Video decoder frames latency between first frame inserted and first frame extracted

Hello everybody!

I’m new to this forum so I hope I’ve submitted my questions into the right place (if not please let me know wich is the correct section).

I use HW decoders to decode both h264 and MJPEG streams coming from video surveillance cameras.
My example “acquisition pipe” works the same as the “cudaDecodeD3D9” example, which comes along with the SDK (tipically in C:\ProgramData\NVIDIA Corporation\CUDA Samples\v8.0\3_Imaging\cudaDecodeD3D9), except for the VideoSource object. So we correctly use the VideoParser and the VideoDecoder.

Everything is working perfectly with h264 intra and not intra frame streams (gop > 1) and with MJPEG streams.

The only thing I’ve noticed is that it takes some frames to receive the first HandlePictureDisplay callback even if my stream gop is equal to 1 (MJPEG or H264 intra). The first frame passed to the parsed and to the decoder is always a key-frame or I-frame even ig gop > 1.

For the first frame passed to the parser and to the decoder I set CUvideopacket = CUVID_PKT_TIMESTAMP | CUVID_PKT_DISCONTINUITY, for the further frames to CUVID_PKT_TIMESTAMP, and for the last frame to CUVID_PKT_TIMESTAMP | CUVID_PKT_ENDOFSTREAM. In this scenario I was not able to get the first HandlePictureDisplay before submitting other frames to the decoder.

I also tried to set the CUVID_PKT_ENDOFSTREAM flag to the first frame and the first frame comes out before submitting the next one but it only works in some circumstances (sorry but I was not able to identify them).

So, I assumed that an entire GOP has to be decoded before receiving the first HandlePictureDisplay.

  1. is it correct to assume that?
  2. Are all NVidia HW decoders working with this behavior?
  3. Is there any way to let the first frame comes out (HandlePictureDisplay) before submitting the second frame?

Thank you in advance, I hope someone can enlighten me on this subject.


1 Like

I have the same “problem”. I have live streams as well. I have to put in 5 frames before I get the first out. Is there a way to lower this latency?

I actually use ffmpeg for decoding, it has NVDECODE integrated. If i use the ffmpeg software h.264 decoder, it return the first frame right after I pass the first frame. If I use h264_cuvid, it takes 4 extra frames to pass before it returns the first frame.

For testing I added a one second sleep between pass a frame (avcodec_send_packet(…)) and getting a decoded frame (frameFinished = avcodec_receive_frame(…)). The results are the same.

Thanks in advance.

Internally, the hardware is pipelined, and yields maximum performance when handling multiple frames at different stages of the decoding process. I expect that the hardware requires the pipeline to be filled before it will start returning anything, and that this is independent of GOP or I-frames.
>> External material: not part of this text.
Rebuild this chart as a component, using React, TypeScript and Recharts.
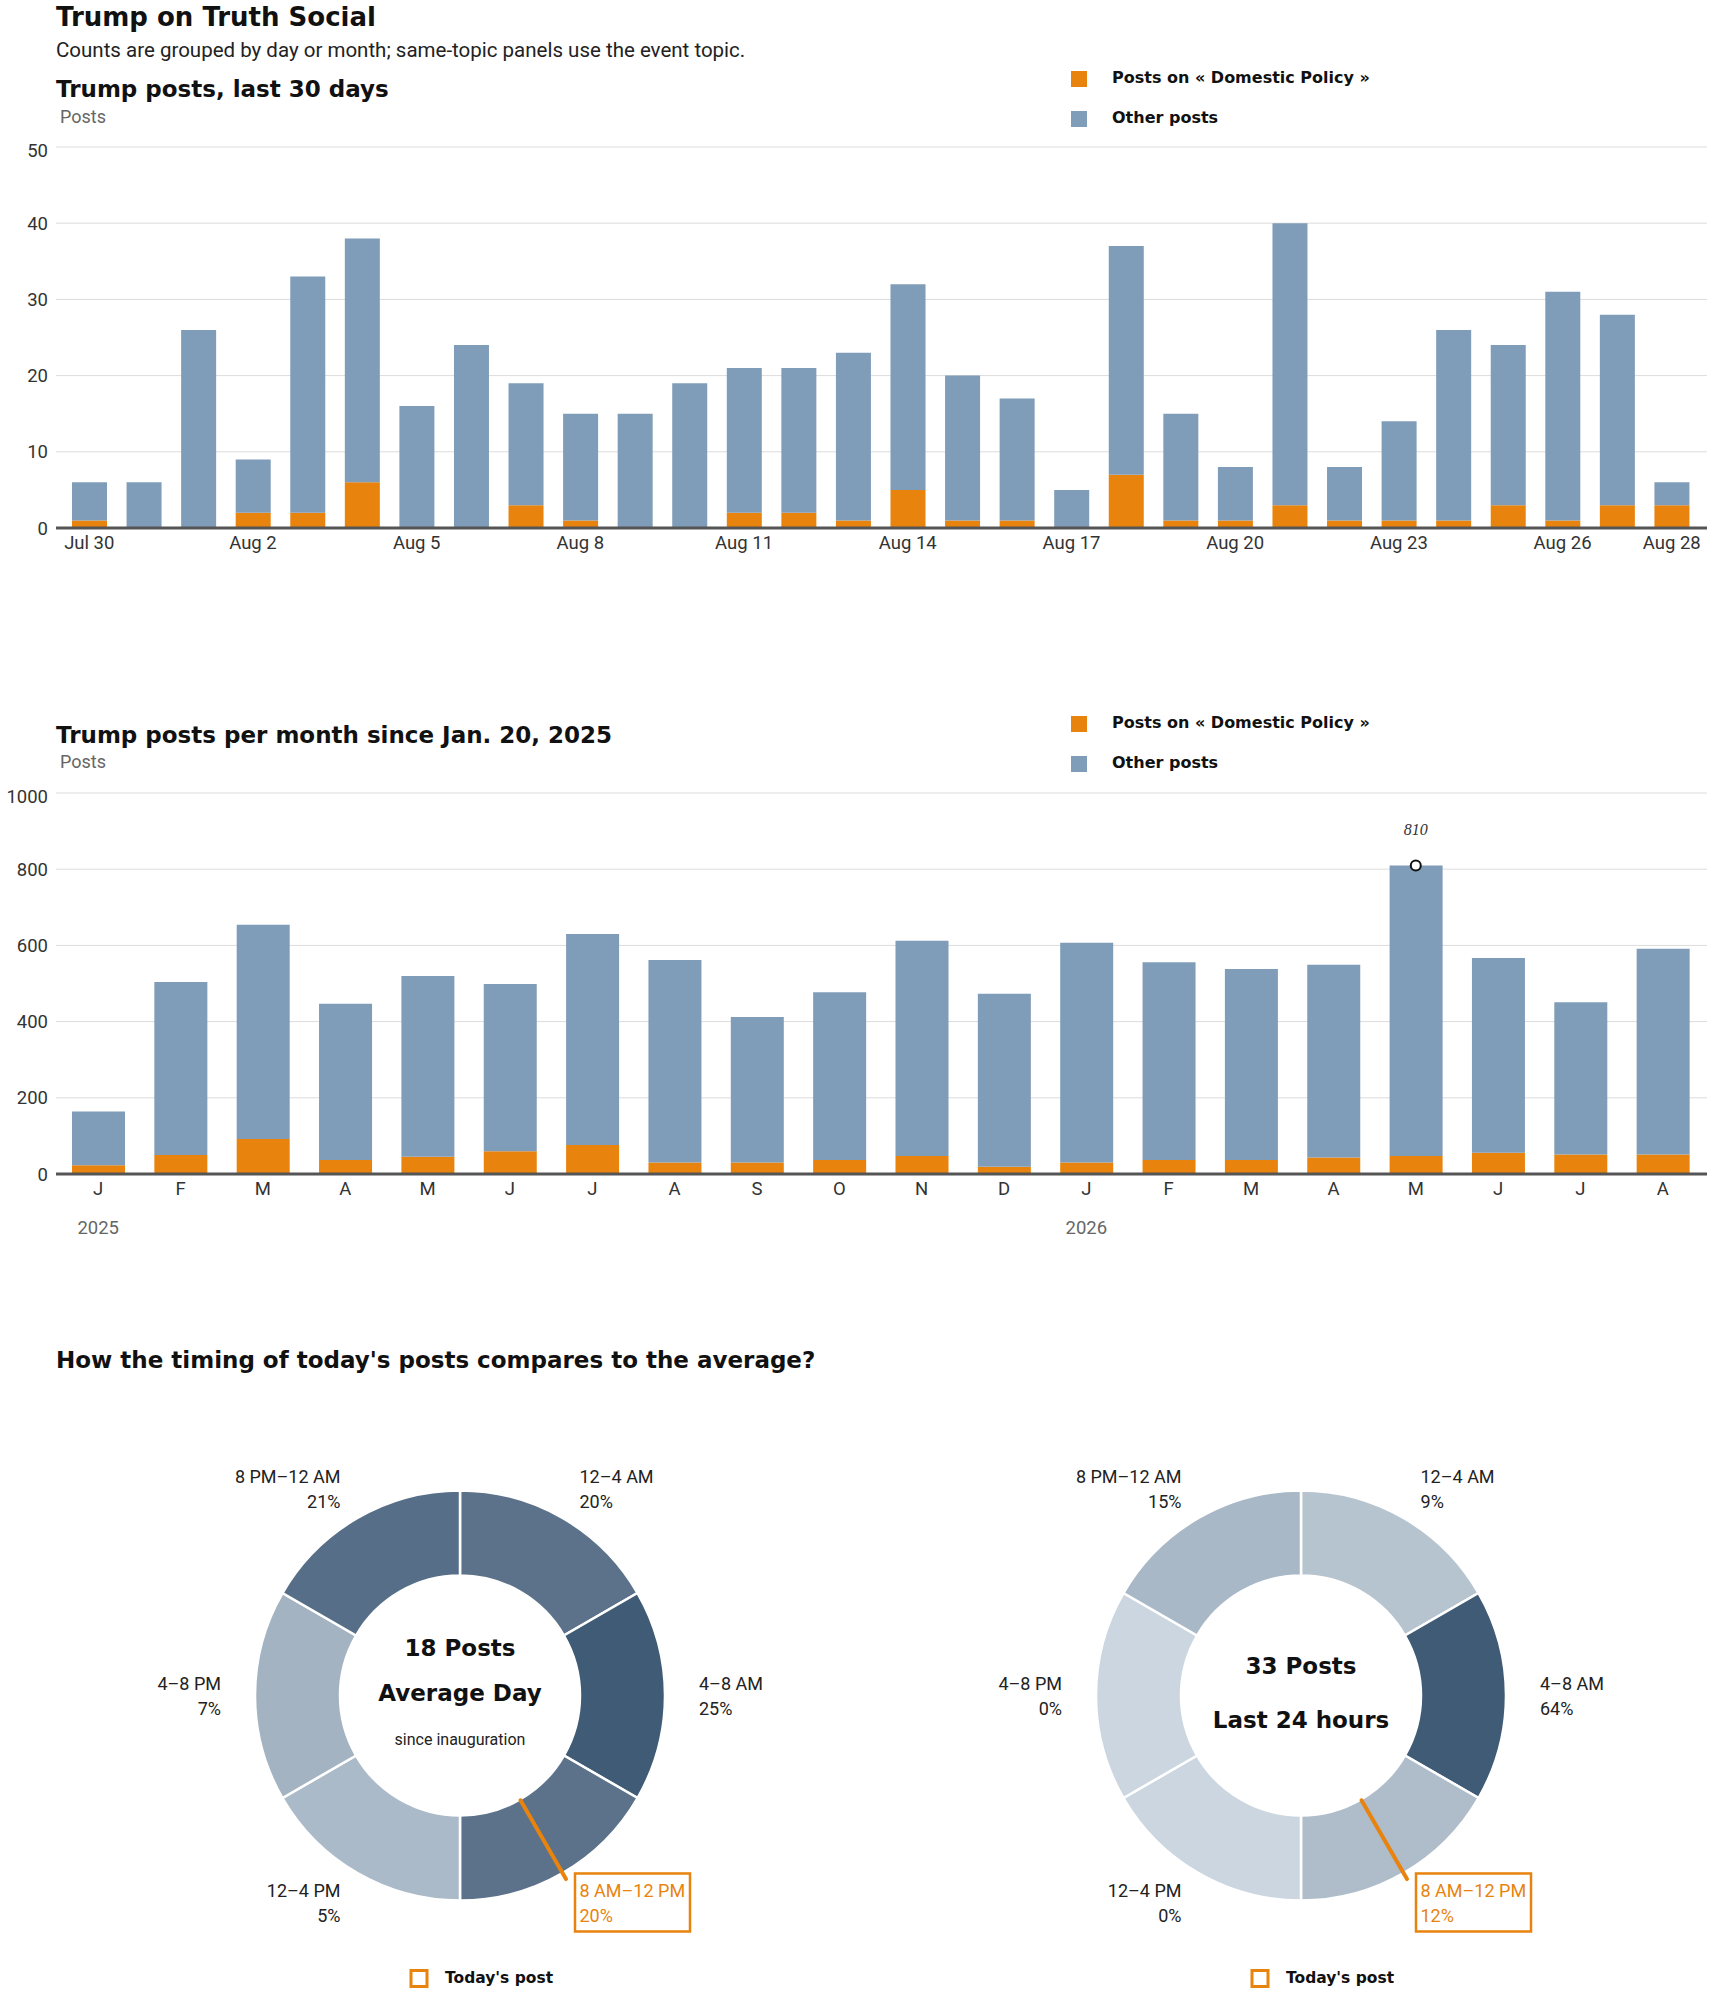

I would expect that setting ENDOFSTREAM would force it to decode the single frame (I don’t know what problems you saw, but they should be separate and solvable), but I’d also expect the performance to be bad - worse than realtime bad? I don’t know, but noticeable, to be sure.

Is there somebody from NVIDIA that can give an defintive answer on this? It will be much appreciated. Thanks in advance.

I have the same problem with SDK-9.0.22 that the first 5 frames are buffered. Is there somebody than can explain this?

Thanks in advance.


We would suggest to follow below steps to reduce latency during decoding process:

  1. In case you know apriori(and sure of it) that your application has exactly 1 frame of data, you should set CUvideopacketflags::CUVID_PKT_ENDOFPICTURE in cuvidParseVideoData(). This flag signals the underlying driver to start decode immediately.
  2. Can you try setting ulMaxDisplayDelay = 0?
  3. For the streams you are evaluating is “num_reorder_frames” in VUI set to zero? These are some syntax elements which can force the parser to introduce latency.

We are hoping that #1 and #2 should solve the problem. If it doesn’t, please share the bit-stream with us. For H264, will you be using I frame only stream?


Hello Mandar!

  1. I tried both setting CUvideopacketflags::CUVID_PKT_ENDOFPICTURE in cuvidParseVideoData() and setting ulMaxDisplayDelay to 0, there is still a 5-frame latency as before.
  2. I’m not familiar with “num_reorder_frames”, but there is no latency with CPU decoding.

By the way, if I set CUvideopacketflags::CUVID_PKT_ENDOFSTREAM in cuvidParseVideoData(), the decoder output immediately. But it only works with I frame.

Can you share the failing stream with us to analyze? And, also help me understand what use case this is.


Hi mandar,

Sorry for the late reply. Actually, I’m working with a live stream through RTP from an IP camera. I record a video from it and below is ther URL.


Hi mandar_godse. Do you have any update on this topic? I have a single frame H264. and decode this frame. setting like your suggest but need to push other data second data (even that NULL data, size 0) to get the first decoded data.